New switch cost me 3 quid for 10 from China, via Ebay.

Reply to
Dave Plowman (News)

How often do you need to charge a car battery that quickly?

Reply to
Dave Plowman (News)

We had two, one in our village, which charges prices a lot higher than the town supermarkets, but is always full, as it's the only shop in the village. After school closing time, all three tills are open, and there is still a long queue. It must be a gold mine. It has a very good wine selection, all the time. The big one in town closed down, to nobody's surprise, and became our only Aldi. They took down some healthy trees to enlarge the car park, removed a wall that was used as a town noticeboard, and the car park is never full. It gives me the shivers whenever I go in there, English is a second language, and I want to have a shower when I get home, more from the other customers than the shop itself.

Reply to
Davey

My dad's 1948 Morris Commercial was pos earth.

Bill

Reply to
Bill Wright

I'm not knocking anything. Why would I? I have nothing against cheap gear if it works OK, and I have no knowledge of the charger under discussion. It was a general warning.

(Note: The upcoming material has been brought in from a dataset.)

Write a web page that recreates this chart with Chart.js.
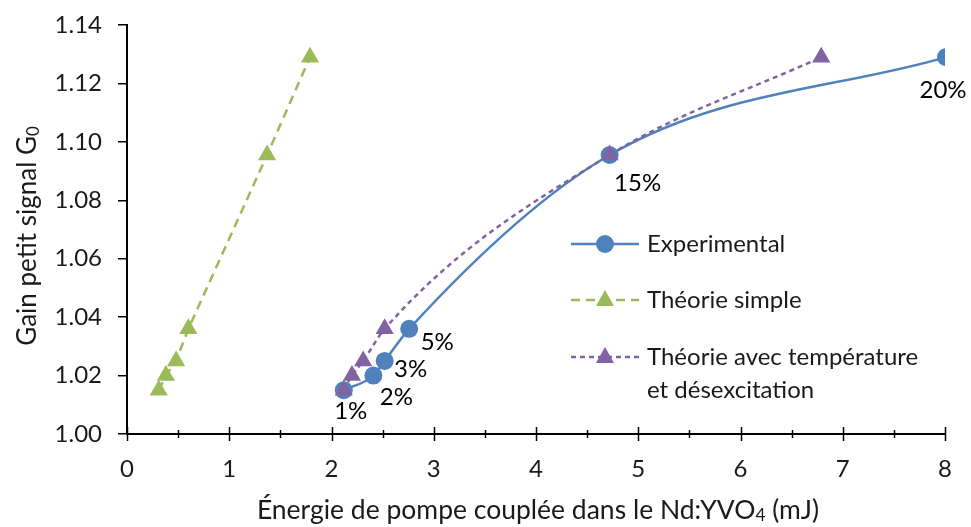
<!DOCTYPE html>
<html>
<head>
<meta charset="utf-8">
<script src="https://cdn.jsdelivr.net/npm/chart.js@4.4.0/dist/chart.umd.min.js"></script>
<style>
  html, body { margin: 0; padding: 0; background: #fff; }
  #wrap { width: 971px; height: 527px; position: relative; }
</style>
</head>
<body>
<div id="wrap"><canvas id="chart" width="971" height="527"></canvas></div>
<script>
// gain petit signal vs énergie de pompe couplée
const gainValues  = [1.015, 1.020, 1.025, 1.036, 1.0955, 1.129];
const energyExp   = [2.12, 2.41, 2.52, 2.76, 4.72, 8.01];
const energySimple= [0.31, 0.38, 0.48, 0.60, 1.37, 1.79];
const energyTemp  = [2.12, 2.20, 2.31, 2.52, 4.72, 6.79];
const pointLabels = ['1%', '2%', '3%', '5%', '15%', '20%'];
const xTicks = [0, 1, 2, 3, 4, 5, 6, 7, 8];
const yTicks = [1.00, 1.02, 1.04, 1.06, 1.08, 1.10, 1.12, 1.14];

const BLUE = '#4F81BD', GREEN = '#9BBB59', PURPLE = '#8064A2';
const FONT = 'Lato, "Open Sans", sans-serif';
const TEXT = '#1a1a1a';

function pts(xs, ys){ return xs.map((x,i)=>({x:x, y:ys[i]})); }

// label offsets next to each experimental point (pixels)
const labelOffsets = [[7,21],[23,22],[26,8],[28,13],[28,28],[-3,33]];

const labelsPlugin = {
  id: 'pctLabels',
  afterDatasetsDraw(chart){
    const ctx = chart.ctx;
    const meta = chart.getDatasetMeta(0);
    ctx.save();
    ctx.font = '24px ' + FONT;
    ctx.fillStyle = '#000';
    ctx.textAlign = 'center';
    ctx.textBaseline = 'middle';
    meta.data.forEach((p,i)=>{
      ctx.fillText(pointLabels[i], p.x + labelOffsets[i][0], p.y + labelOffsets[i][1]);
    });
    ctx.restore();
  }
};

// x tick marks cross the axis, with minor marks at the half units
const xTickMarks = {
  id: 'xTickMarks',
  afterDraw(chart){
    const ctx = chart.ctx, xs = chart.scales.x, yb = chart.chartArea.bottom;
    ctx.save();
    ctx.strokeStyle = '#000';
    ctx.lineWidth = 1.5;
    for(let v = 0; v <= 8.001; v += 0.5){
      const px = Math.round(xs.getPixelForValue(v)) + 0.5;
      const major = Math.abs(v - Math.round(v)) < 1e-6;
      const h = major ? 7 : 4;
      ctx.beginPath();
      ctx.moveTo(px, yb - h);
      ctx.lineTo(px, yb + h);
      ctx.stroke();
    }
    ctx.restore();
  }
};

// axis titles with subscripts
function drawSub(ctx, parts, x, y, size){
  // parts: [text, isSub]
  let w = 0;
  parts.forEach(p=>{ ctx.font = (p[1] ? size*0.65 : size) + 'px ' + FONT; w += ctx.measureText(p[0]).width; });
  let cx = x - w/2;
  parts.forEach(p=>{
    ctx.font = (p[1] ? size*0.65 : size) + 'px ' + FONT;
    ctx.fillText(p[0], cx, p[1] ? y + size*0.22 : y);
    cx += ctx.measureText(p[0]).width;
  });
}

const titlesPlugin = {
  id: 'titles',
  afterDraw(chart){
    const ctx = chart.ctx;
    ctx.save();
    ctx.fillStyle = TEXT;
    ctx.textAlign = 'left';
    ctx.textBaseline = 'middle';
    drawSub(ctx, [['Énergie de pompe couplée dans le Nd:YVO', false], ['4', true], [' (mJ)', false]], 538, 510, 26.5);
    ctx.translate(28, 236);
    ctx.rotate(-Math.PI/2);
    drawSub(ctx, [['Gain petit signal G', false], ['0', true]], 0, 0, 26);
    ctx.restore();
  }
};

const legendItems = [
  {text: ['Experimental'], color: BLUE, dash: [], style: 'circle', y: 244},
  {text: ['Théorie simple'], color: GREEN, dash: [9,6], style: 'triangle', y: 300},
  {text: ['Théorie avec température', 'et désexcitation'], color: PURPLE, dash: [5,4], style: 'triangle', y: 357}
];

const legendPlugin = {
  id: 'customLegend',
  afterDraw(chart){
    const ctx = chart.ctx;
    ctx.save();
    legendItems.forEach(it=>{
      ctx.strokeStyle = it.color;
      ctx.lineWidth = 2.5;
      ctx.setLineDash(it.dash);
      ctx.beginPath();
      ctx.moveTo(571, it.y);
      ctx.lineTo(639, it.y);
      ctx.stroke();
      ctx.setLineDash([]);
      ctx.fillStyle = it.color;
      ctx.beginPath();
      if(it.style === 'circle'){
        ctx.arc(605, it.y, 9, 0, Math.PI*2);
      } else {
        ctx.moveTo(605, it.y - 10);
        ctx.lineTo(605 + 9, it.y + 6);
        ctx.lineTo(605 - 9, it.y + 6);
        ctx.closePath();
      }
      ctx.fill();
      ctx.fillStyle = TEXT;
      ctx.font = '24px ' + FONT;
      ctx.textAlign = 'left';
      ctx.textBaseline = 'middle';
      it.text.forEach((t,k)=> ctx.fillText(t, 647, it.y + k*33));
    });
    ctx.restore();
  }
};

new Chart(document.getElementById('chart'), {
  type: 'scatter',
  data: {
    datasets: [
      {
        label: 'Experimental',
        data: pts(energyExp, gainValues),
        showLine: true,
        borderColor: BLUE, backgroundColor: BLUE,
        borderWidth: 2.5, cubicInterpolationMode: 'monotone',
        pointStyle: 'circle', pointRadius: 9, pointBorderWidth: 0,
        order: 1
      },
      {
        label: 'Théorie simple',
        data: pts(energySimple, gainValues),
        showLine: true,
        borderColor: GREEN, backgroundColor: GREEN,
        borderWidth: 2.5, borderDash: [9,6], tension: 0,
        pointStyle: 'triangle', pointRadius: 10.5, pointBorderWidth: 0,
        order: 2
      },
      {
        label: 'Théorie avec température et désexcitation',
        data: pts(energyTemp, gainValues),
        showLine: true,
        borderColor: PURPLE, backgroundColor: PURPLE,
        borderWidth: 2.5, borderDash: [5,4], cubicInterpolationMode: 'monotone',
        pointStyle: 'triangle', pointRadius: 10.5, pointBorderWidth: 0,
        order: 0
      }
    ]
  },
  options: {
    responsive: false,
    animation: false,
    devicePixelRatio: 1,
    layout: { padding: { left: 0, right: 26, top: 25, bottom: 0 } },
    plugins: { legend: { display: false }, tooltip: { enabled: false } },
    scales: {
      x: {
        type: 'linear', min: 0, max: 8,
        afterFit(s){ s.height = 93; },
        afterBuildTicks(s){ s.ticks = xTicks.map(v=>({value:v})); },
        grid: { display: false },
        border: { display: true, color: '#000', width: 2 },
        ticks: { color: TEXT, font: { family: FONT, size: 24 }, padding: 13, maxRotation: 0 }
      },
      y: {
        type: 'linear', min: 1.00, max: 1.14,
        afterFit(s){ s.width = 127; s.paddingTop = 0; s.paddingBottom = 0; },
        afterBuildTicks(s){ s.ticks = yTicks.map(v=>({value:v})); },
        grid: { display: true, drawOnChartArea: false, drawTicks: true, tickLength: 9, color: '#000', lineWidth: 1.5 },
        border: { display: true, color: '#000', width: 2 },
        ticks: { color: TEXT, font: { family: FONT, size: 24 }, padding: 16,
                 callback: v => v.toFixed(2) }
      }
    }
  },
  plugins: [labelsPlugin, xTickMarks, titlesPlugin, legendPlugin]
});
</script>
</body>
</html>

No make and model of this charger

I can't understand what you're saying because of your lieracy problem. Are you calling me a liar? If you are being that rude, well, f*ck off.

The charger I mentioned is a Sunpower 4A. Maybe this individual one has a fault; I don't know. I certainly wouldn't condemn the model or the brand on the basis of one unit. But my reason for posting wasn't based on that one example. It was a general warning that before people trust a charger ('intelligent' or educationally sub-normal, it doesn't matter) to not overcharge when left connected indefinitely they should check the charge rate once the battery is fully charged, to make sure the maintenance charge isn't more than a few mA.

Bill

Reply to
Bill Wright

£50/60? Not too bad for a thing designed to do the job instead of a botch.

What's your answer to this point?

And the possibility of uneven charging would

Marginal difference in performance between the chargers due to tolerances. It takes a minute variationin the charger's output voltage under low load conditions to have a big effect on the charge rate and duration towards the end of the charging cycle.

I hope it's a Do it Properly Yourself group not just a Do it Yourself group.

Dunno about you, but I can fit an XLR plug on the end of a cable. And in any case, if you go to the right place you can get a 24V charger with the plug fitted for not much.

There are lots on eBay for £30.

I have used several Numax 24V 4A and 7A chargers. The latter are £50/60 (£70 from a disability shop plus VAT if you don't have exemption) They have fan cooling and a very good automatic charging regime.

You really need a 7A charger. 4A just isn't enough except for the very small scooters that use two 12Ah batteries. A medium scooter will have two 33Ah batteries. Assuming an average charge rate of 3A and 100% efficiency that needs 11 hours. Not too bad, but what about a large scooter with two 110Ah batteries? Even a 7A charger will need a longer charge than might be convenient.Fortunately it is very rare that these bigger scooters run the batteries completely flat.

Another point is that if you charge a scooter by means other than the XLR plug you are bypassing the safety system that inhibits operation whilst connected.

Bill

Reply to
Bill Wright

Same would apply to charging two 12v batteries in series with a 24v charger. Unless they are exactly the same after some time in service, which is unlikely.